Après avoir terminé les travaux inachevés de Nimrod, Gaga s’apprête à rentrer à Babylone accompagné de Nimrod et de son esclave, Lou. Pendant ce temps, le roi de Kish, Eshtar-Muti, qui a une aventure avec Déborah la première épouse d’Hammourabi, décide de profiter de l’absence de ce dernier à Babylone pour lancer une attaque sur la capitale. Pour réussir son siège, il a fait construire des tours d’assaut particulièrement efficaces.

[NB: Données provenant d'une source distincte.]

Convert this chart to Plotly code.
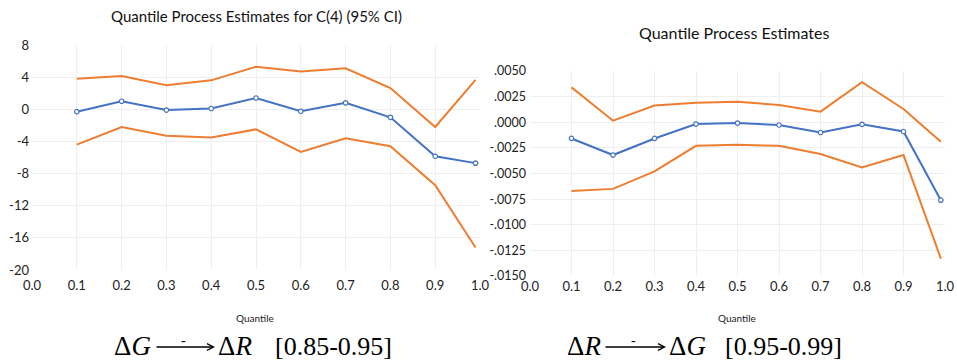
import plotly.graph_objects as go

W, H = 957, 363
OFF = 0  # body margin removed by post_script below

quantiles = [0.1, 0.2, 0.3, 0.4, 0.5, 0.6, 0.7, 0.8, 0.9, 0.99]

# Left panel: C(4) estimates with 95% CI
left_est = [-0.3, 1.0, -0.1, 0.1, 1.4, -0.25, 0.8, -1.0, -5.85, -6.7]
left_upper = [3.8, 4.15, 3.0, 3.6, 5.3, 4.7, 5.1, 2.65, -2.2, 3.65]
left_lower = [-4.4, -2.2, -3.3, -3.5, -2.5, -5.3, -3.6, -4.6, -9.45, -17.2]

# Right panel
right_est = [-0.00158, -0.0032, -0.00158, -0.00018, -0.00008, -0.00027, -0.0010, -0.0002, -0.0009, -0.0076]
right_upper = [0.0034, 0.00015, 0.00164, 0.0019, 0.0020, 0.00168, 0.00103, 0.0039, 0.00129, -0.0019]
right_lower = [-0.0067, -0.0065, -0.0048, -0.0023, -0.0022, -0.0023, -0.0031, -0.0044, -0.0032, -0.0133]

x_ticks = [0.0, 0.1, 0.2, 0.3, 0.4, 0.5, 0.6, 0.7, 0.8, 0.9, 1.0]
x_ticktext = ["0.0", "0.1", "0.2", "0.3", "0.4", "0.5", "0.6", "0.7", "0.8", "0.9", "1.0"]
left_yticks = [8, 4, 0, -4, -8, -12, -16, -20]
left_yticktext = ["8", "4", "0", "-4", "-8", "-12", "-16", "-20"]
right_yticks = [0.005, 0.0025, 0.0, -0.0025, -0.005, -0.0075, -0.01, -0.0125, -0.015]
right_yticktext = [".0050", ".0025", ".0000", "-.0025", "-.0050", "-.0075", "-.0100", "-.0125", "-.0150"]

BLUE = "#4472C4"
ORANGE = "#ED7D31"
GRID = "#EFEFEF"
FONT = "Lato"
SERIF = "Liberation Serif"


def px(x):
    return (x - OFF) / W


def py(y):
    return 1 - (y - OFF) / H


fig = go.Figure()

for (xa, ya, est, up, lo) in [("x", "y", left_est, left_upper, left_lower),
                              ("x2", "y2", right_est, right_upper, right_lower)]:
    fig.add_trace(go.Scatter(x=quantiles, y=up, mode="lines", xaxis=xa, yaxis=ya,
                             line=dict(color=ORANGE, width=2), showlegend=False))
    fig.add_trace(go.Scatter(x=quantiles, y=lo, mode="lines", xaxis=xa, yaxis=ya,
                             line=dict(color=ORANGE, width=2), showlegend=False))
    fig.add_trace(go.Scatter(x=quantiles, y=est, mode="lines+markers", xaxis=xa, yaxis=ya,
                             line=dict(color=BLUE, width=2),
                             marker=dict(symbol="circle", size=4.5, color="white",
                                         line=dict(color=BLUE, width=1.2)),
                             showlegend=False))

axis_common = dict(showgrid=True, gridcolor=GRID, gridwidth=1, zeroline=False,
                   showline=False, ticks="", automargin=False,
                   tickfont=dict(family=FONT, size=13, color="#222"))

fig.update_layout(
    width=W, height=H, autosize=False,
    margin=dict(l=0, r=0, t=0, b=0, pad=0),
    paper_bgcolor="white", plot_bgcolor="white",
    xaxis=dict(domain=[px(32), px(480)], range=[0, 1.0], anchor="y",
               tickvals=x_ticks, ticktext=x_ticktext, ticklabelstandoff=6, **axis_common),
    yaxis=dict(domain=[py(270), py(45)], range=[-20, 8], anchor="x",
               tickvals=left_yticks, ticktext=left_yticktext, ticklabelstandoff=2, **axis_common),
    xaxis2=dict(domain=[px(530), px(945)], range=[0, 1.0], anchor="y2",
                tickvals=x_ticks, ticktext=x_ticktext, ticklabelstandoff=1, **axis_common),
    yaxis2=dict(domain=[py(276), py(71)], range=[-0.015, 0.005], anchor="x2",
                tickvals=right_yticks, ticktext=right_yticktext, ticklabelstandoff=3, **axis_common),
)
fig.layout.yaxis2.tickfont.size = 12.5

ann = []
ann.append(dict(x=px(256), y=py(16), text="Quantile Process Estimates for C(4) (95% CI)",
                font=dict(family=FONT, size=15, color="#111")))
ann.append(dict(x=px(734), y=py(32), text="Quantile Process Estimates",
                font=dict(family=FONT, size=16, color="#111")))
ann.append(dict(x=px(255), y=py(318), text="Quantile", font=dict(family=FONT, size=10, color="#222")))
ann.append(dict(x=px(737), y=py(318), text="Quantile", font=dict(family=FONT, size=10, color="#222")))

# formulas
def formula(x_left_end, arrow_start, arrow_end, x_right_start, x_bracket, lhs, rhs, bracket):
    yc = 346
    out = []
    out.append(dict(x=px(x_left_end), y=py(yc), xanchor="right", text=lhs,
                    font=dict(family=SERIF, size=27, color="black")))
    out.append(dict(x=px(x_right_start), y=py(yc), xanchor="left", text=rhs,
                    font=dict(family=SERIF, size=27, color="black")))
    out.append(dict(x=px(x_bracket), y=py(yc), xanchor="left", text=bracket,
                    font=dict(family=SERIF, size=26, color="black")))
    out.append(dict(x=px(arrow_end), y=py(347), ax=arrow_start - arrow_end, ay=0, text="",
                    showarrow=True, arrowhead=5, arrowsize=1.0, arrowwidth=1.3, arrowcolor="black"))
    out.append(dict(x=px((arrow_start + arrow_end) / 2 - 2), y=py(340), text="-",
                    font=dict(family=SERIF, size=14, color="black")))
    return out

ann += formula(153, 155, 215, 216, 273, "Δ<i>G</i>", "Δ<i>R</i>", "[0.85-0.95]")
ann += formula(603, 604, 666, 667, 723, "Δ<i>R</i>", "Δ<i>G</i>", "[0.95-0.99]")

for a in ann:
    a.setdefault("showarrow", False)
    a["xref"] = "paper"
    a["yref"] = "paper"
    a.setdefault("yanchor", "middle")
    a.setdefault("xanchor", "center")
fig.update_layout(annotations=ann)

fig.write_html("out.html",
               config={"displayModeBar": False},
               post_script="document.body.style.margin='0';document.body.style.overflow='hidden';")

De retour à Babylone, Gaga, Nimrod et Loulou se retrouvent au milieu des combats qui opposent le royaume de Kish et le royaume de Babylone. Sortiront-ils vivants de ces affrontements ? Réussiront-ils à bâtir la tour demandée par Hammourabi ?
Mon avis
Autant le dire tout de suite, ce manga n’a pas grand chose d’historique : il se contente de prendre pour toile de fond la Mésopotamie du XVIIIe siècle av. J-C et le récit biblique pour raconter l’histoire de Gaga et de Nimrod, ces deux architectes qui vont devoir collaborer pour construire la plus haute tour du monde. De même, on aurait pu attendre d’un mangaka passionné d’architecture une plus grande attention portée à la représentation des monuments de l’époque. Seule la tour de Babel est particulièrement détaillée, son architecture reprenant d’ailleurs beaucoup le modèle de Peter Brueghel l’Ancien.

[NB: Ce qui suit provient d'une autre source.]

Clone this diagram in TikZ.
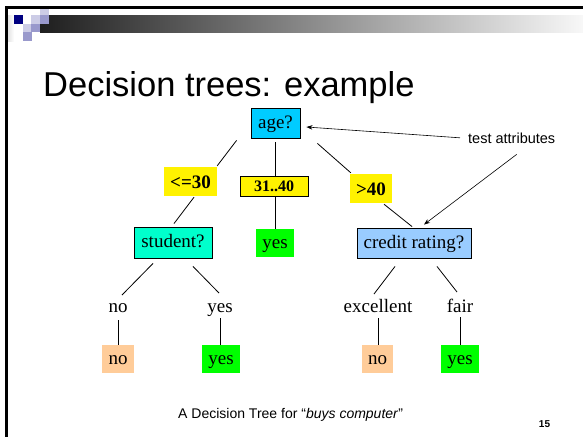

Cependant, Akira Ashimo réussit à nous livrer un seinen (manga destiné aux hommes adultes) de qualité. Certes, il ne passe pas à côté de certains clichés du genre (comme la maléfique Déborah qui trahit son mari pour un amant plus jeune et puissant ou le roi Hammourabi représenté sous la forme d’une divinité géante) mais globalement le dessin est particulièrement soigné. Grâce au dessin, les principaux protagonistes de l’histoire sont attachants. Les tribulations de ce trio (Lou a un rôle important au côté des deux architectes) réussissent à nous tenir en haleine jusqu’aux dernières pages de ce « gros » manga.
Pour conclure, on peut aussi lire ce manga comme une fable ouvrant une réflexion sur la force de l’esprit versus la force des armes comme le découvre Gaga (« Le champ de bataille sur lequel je dois me battre n’est pas celui-ci ! Moi, je suis un architecte de Babylone et ma guerre, je la mène sur les plans ! »). Il nous amène aussi à nous interroger sur la notion de « génie » et, même dans les dernières pages, sur la postérité des monuments gigantesques (des pyramides jusqu’aux gratte-ciels) et leur importance dans l’histoire de l’Humanité.